Она слышит, как раскрываются за ее спиной окна.
— Мадам, простите, я совершенно цивильная женщина… Горева отстегивает кобуру.
— Мадам офицер… простите, простите. Господин офицер… стреляют
из корпуса, где я никого не знаю.
— Подойдите к тому корпусу и громко скажите, что если раздастся еще хоть один выстрел, то вы — именно вы — будете расстреляны на месте. Ступайте!
Женщина пожала плечами, глядя в землю:
— Я не одета…— но сейчас же торопливо направилась в глубину двора, то и дело запахивая развевающийся халатик.
Рысцой подбежал мужчина с красным крестом на рукаве. Он был в хорошем костюме и очень грязном светлом плаще поверх него.
— Благоволите… Могу ли я предложить услуги?..
— Вы врач? Нет. Студент-медик? Нет. Санитар?

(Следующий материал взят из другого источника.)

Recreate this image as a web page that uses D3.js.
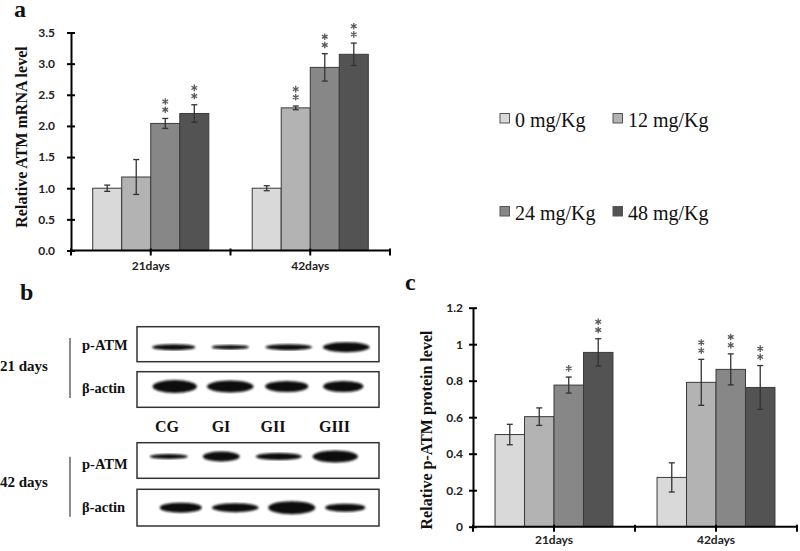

Тоже нет. Кто же вы? Ага! Доктор философии. Вы здесь, чтобы носить раненых и провожать их домой после перевязки? Так. А где у вас перевязывают? На втором этаже. Почему не на первом? Не знаете? Показывайте, где это. Фрося! Ты, милая, побудь во дворе и, если увидишь раненых, заворачивай сюда, на второй этаж. Впрочем, лучше даже на первый.
— Вам автомат не нужен, чтобы договориться?
— У меня с собой есть вальтер. Не надо.